Wednesday, March 30, 2016

Confession: I Save Scum Too Often



I am a perfectionist when it comes to gaming.

If the absolute best situation can be achieved on an RPG or strategy game, I will work to make that happen. If I lose something that I could have kept in a game, or had a negative impact that I could have turned into a positive one, or could have saved someone if I did something differently; I cannot let it go. I am finding it more and more prevalent in my playthroughs lately.

X-Com: Enemy Unknown is a PC strategy game where every single decision you make can change the outcome of a situation. Do I prioritize building a new facility or building a new aircraft for air defense? Do I flank the enemy from unknown territory or do I double back and hold fast. One wrong move, and you could end up losing an entire squad or wasting time on a project that will provide little benefit.

The hitch to all this? The game autosaves after every move and I found myself reloading when things went wrong.
"It's like our commander knows something we don't..."


If a squad mate died by moving in on the enemy too soon or uncovered a more formidable enemy group that I was not prepared for, I found myself clicking that "Load Game" button to erase any error I may have caused. If my Interceptor failed to shoot down a UFO, when I could have used a Dodge consumable to take it down, I would go back to correct my error. I was a time traveling commander, capable of seeing the future and working a path to alter that future. No soldier should die. No mistakes should be made. Only after hours into the game did I stop and realize;

This is not how this is meant to be played, and I do this far too often.

I am living out the movie Live.Die.Repeat with every game I play. I was dying, starting over, moving to fix the problem, and slowing piecing together the optimum path.

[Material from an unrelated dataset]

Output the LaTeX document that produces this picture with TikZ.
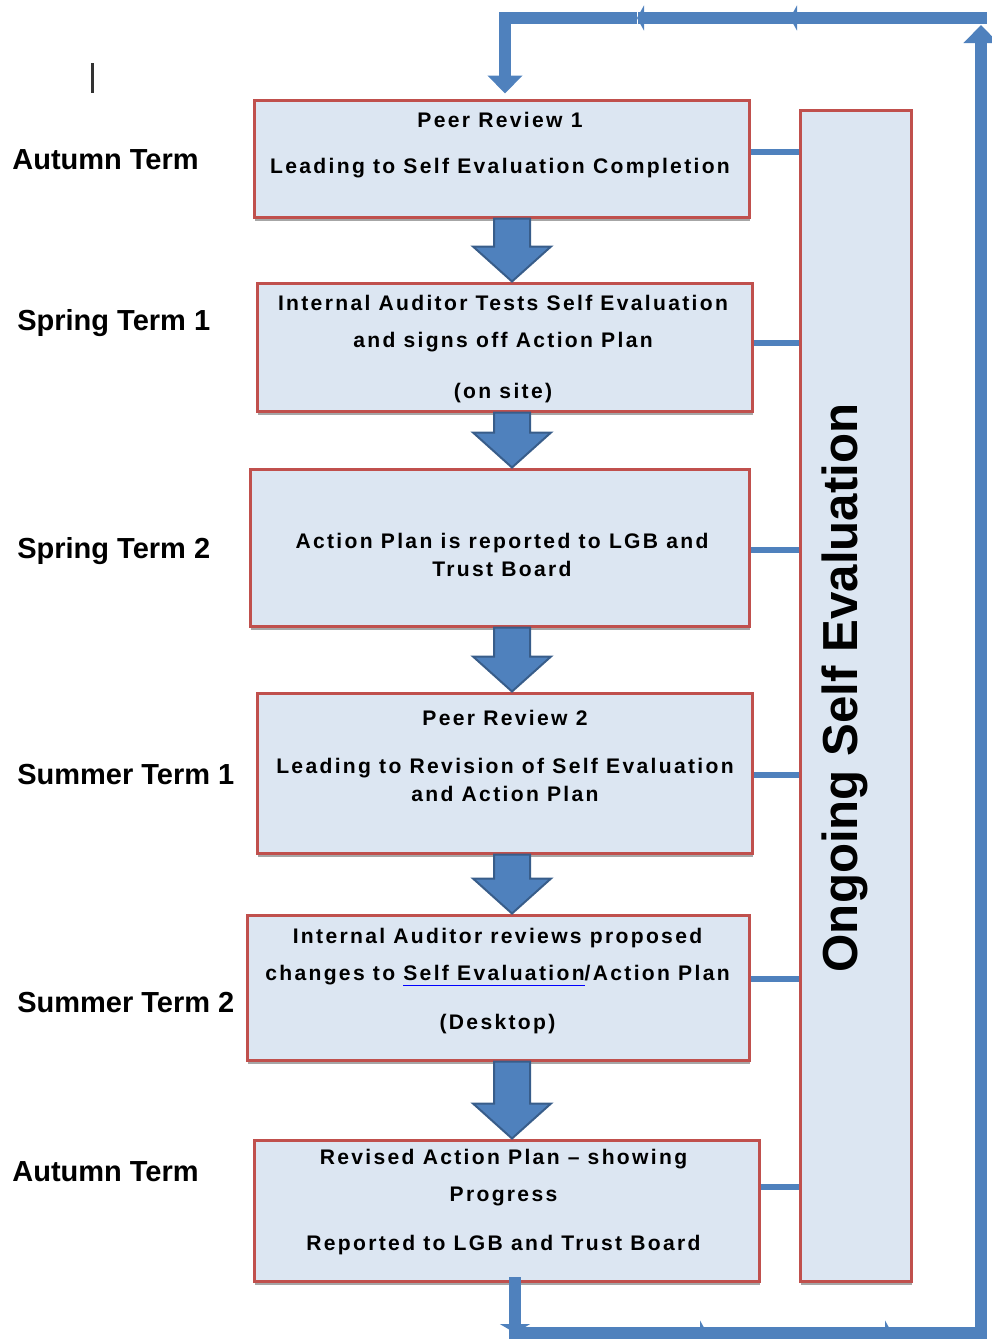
\documentclass[tikz,border=0pt]{standalone}
\usepackage{fontspec}
\setmainfont{Liberation Sans}
\usetikzlibrary{arrows.meta, calc, shadows, positioning}

\definecolor{boxfill}{HTML}{DCE6F2}
\definecolor{boxline}{HTML}{C0504D}
\definecolor{flowblue}{HTML}{4F81BD}
\definecolor{flowedge}{HTML}{385D8A}

% blue underline as in the source document
\newsavebox\markbox
\newcommand\spellmark[1]{\sbox\markbox{#1}\rlap{\textcolor{blue}{\rule[-0.5ex]{\wd\markbox}{0.9pt}}}\usebox\markbox}

\begin{document}
\begin{tikzpicture}[x=0.2mm, y=-0.2mm,
    termbox/.style={draw=boxline, line width=0.6mm, fill=boxfill, inner sep=0pt,
        drop shadow={shadow xshift=0.2mm, shadow yshift=-0.8mm, fill=black!35, opacity=1}},
    boxtext/.style={font=\fontsize{12}{16}\selectfont\bfseries\addfontfeature{LetterSpace=11},
        align=center, anchor=north, inner sep=0pt},
    termlabel/.style={font=\fontsize{16.5}{18}\selectfont\bfseries, anchor=west, inner sep=0pt},
    blockarrow/.style={fill=flowblue, draw=flowedge, line width=0.4mm, line join=miter},
    sidelink/.style={draw=flowblue, line width=1.2mm},
    loopline/.style={draw=flowblue, line width=2.4mm, line cap=rect},
    midtip/.style={-{Triangle[width=5mm, length=1.4mm]}},
    bigtip/.style={-{Triangle[width=6.8mm, length=3.6mm]}}]
    % Define dimensions
    \def\px{0.2mm}
    \useasboundingbox (0,0) rectangle (992,1339);

    % Term boxes
    \node[termbox, minimum width=495*\px, minimum height=117*\px] (b1) at (501.5,158.5) {};
    \node[termbox, minimum width=495*\px, minimum height=128*\px] (b2) at (504.5,347) {};
    \node[termbox, minimum width=499*\px, minimum height=157*\px] (b3) at (499.5,547.5) {};
    \node[termbox, minimum width=495*\px, minimum height=160*\px] (b4) at (504.5,773) {};
    \node[termbox, minimum width=502*\px, minimum height=145*\px] (b5) at (498,987.5) {};
    \node[termbox, minimum width=505*\px, minimum height=141*\px] (b6) at (506.5,1210.5) {};
    \node[termbox, minimum width=111*\px, minimum height=1171*\px] (bar) at (855.5,695.5) {};

    % Box texts
    \node[boxtext] (t1) at (500,112) {Peer Review 1\\[10pt]Leading to Self Evaluation Completion};
    \node[boxtext] (t2) at (503,295) {Internal Auditor Tests Self Evaluation\\[5pt]and signs off Action Plan\\[13pt](on site)};
    \node[boxtext] (t3) at (502,533) {Action Plan is reported to LGB and\\Trust Board};
    \node[boxtext] (t4) at (505,710) {Peer Review 2\\[11pt]Leading to Revision of Self Evaluation\\and Action Plan};
    \node[boxtext] (t5) at (497.5,928) {Internal Auditor reviews proposed\\[5pt]changes to \spellmark{Self Evaluation}/Action Plan\\[12pt](Desktop)};
    \node[boxtext] (t6) at (503.5,1149) {Revised Action Plan -- showing\\[5pt]Progress\\[12pt]Reported to LGB and Trust Board};

    \node[font=\fontsize{28}{30}\selectfont\bfseries, rotate=90] (ongoing) at (845,688) {Ongoing Self Evaluation};

    % Term labels
    \node[termlabel] (l1) at (12,160) {Autumn Term};
    \node[termlabel] (l2) at (17,323) {Spring Term 1};
    \node[termlabel] (l3) at (17,551) {Spring Term 2};
    \node[termlabel] (l4) at (17,775) {Summer Term 1};
    \node[termlabel] (l5) at (17,1003) {Summer Term 2};
    \node[termlabel] (l6) at (12,1172) {Autumn Term};

    % stray cursor mark
    \draw[line width=0.6mm, black!80] (92,63) -- (92,93);

    % Block arrows between the boxes
    \coordinate (ax) at (512,0);
    \foreach \a/\b in {b1/b2, b2/b3, b3/b4, b4/b5, b5/b6} {
        \coordinate (p) at (\a.south -| ax);
        \coordinate (q) at (\b.north -| ax);
        \draw[blockarrow] ($(p)+(-18,0)$) -- ($(q)+(-18,-35)$) -- ($(q)+(-39,-35)$) -- (q)
            -- ($(q)+(39,-35)$) -- ($(q)+(18,-35)$) -- ($(p)+(18,0)$) -- cycle;
    }

    % Links to the ongoing bar
    \foreach \b/\y in {b1/152, b2/343, b3/550, b4/775, b5/979, b6/1187} {
        \coordinate (yy) at (0,\y);
        \draw[sidelink] (\b.east |- yy) -- (bar.west |- yy);
    }

    % Loop back round to the start
    \coordinate (bl) at (515,1333);
    \coordinate (m1) at (707,1333);
    \coordinate (m2) at (892,1333);
    \coordinate (br) at (981,1333);
    \coordinate (tr) at (981,18);
    \coordinate (u1) at (790,18);
    \coordinate (u2) at (637,18);
    \coordinate (tl) at (505,18);
    \draw[loopline, -{Triangle[width=6mm, length=1.8mm]}] (b6.south -| bl) -- (bl);
    \draw[loopline, midtip] (bl) -- (m1);
    \draw[loopline, midtip] (m1) -- (m2);
    \draw[loopline] (m2) -- (br);
    \draw[loopline, bigtip, shorten >=1.4mm] (br) -- (tr);
    \draw[loopline, midtip] (tr) -- (u1);
    \draw[loopline, midtip] (u1) -- (u2);
    \draw[loopline, bigtip, shorten >=1mm, line cap=butt] (u2) -- (tl) -- (b1.north -| tl);
\end{tikzpicture}
\end{document}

Even in Fallout 4, a game fraught with open ended dialogue and missions that can have multiple outcomes, I found myself reloading a game if I failed to persuade or failed to save certain NPCs. I had in my mind the ideal outcome, and if my character failed to make that come to fruition than it was all for naught.

Turns out there is a term for people that do this; save scummers. It is debated that this is, in fact, cheating. You are changing the outcome of how something would have turned out with a few button presses. It is not invincibility, it is not the ability to glitch through walls, but it is a cheat nonetheless. You have flipped ahead to the page from your choose your own adventure book, but flipped back because you held your finger on the previous page and never took it off.

Negotiation...Dr. Who style

Why was I doing this so much lately? Are constant checkpoints littered throughout most major games spoiling me to the point of becoming accustomed to retrying a part over and over again? Is my OCD for everything to go correctly so bad that it had transferred to my favorite games as well?

No more, I told myself. Never again.

When I finally accepted this fact, I started a new game on X-Com, but this time I enabled Ironman mode, which prevents multiple saves and forces you to one file permanently. It was the anti-save scum and it is what I needed, because the game became an even more of an enjoyable experience. I was learning how to move throughout the fog of war, what items to prioritize in development, and how to be a better commander through my mistakes. This was the game as it was meant to be experienced, one of loss and frustration, but one in which victory was that much sweeter.

Nothing will be perfect the first time around, and striving to create those perfect scenarios to play out exactly as planned just takes away from the joy of playing altogether. Now I find myself analyzing those failures, looking at a list of dead soldiers and countries that left the X-Com project and vowing to do better next time.

While games like Dark Souls offer knowledge through failure by rinsing and repeating, it took X-Com to give me the ability to let things go.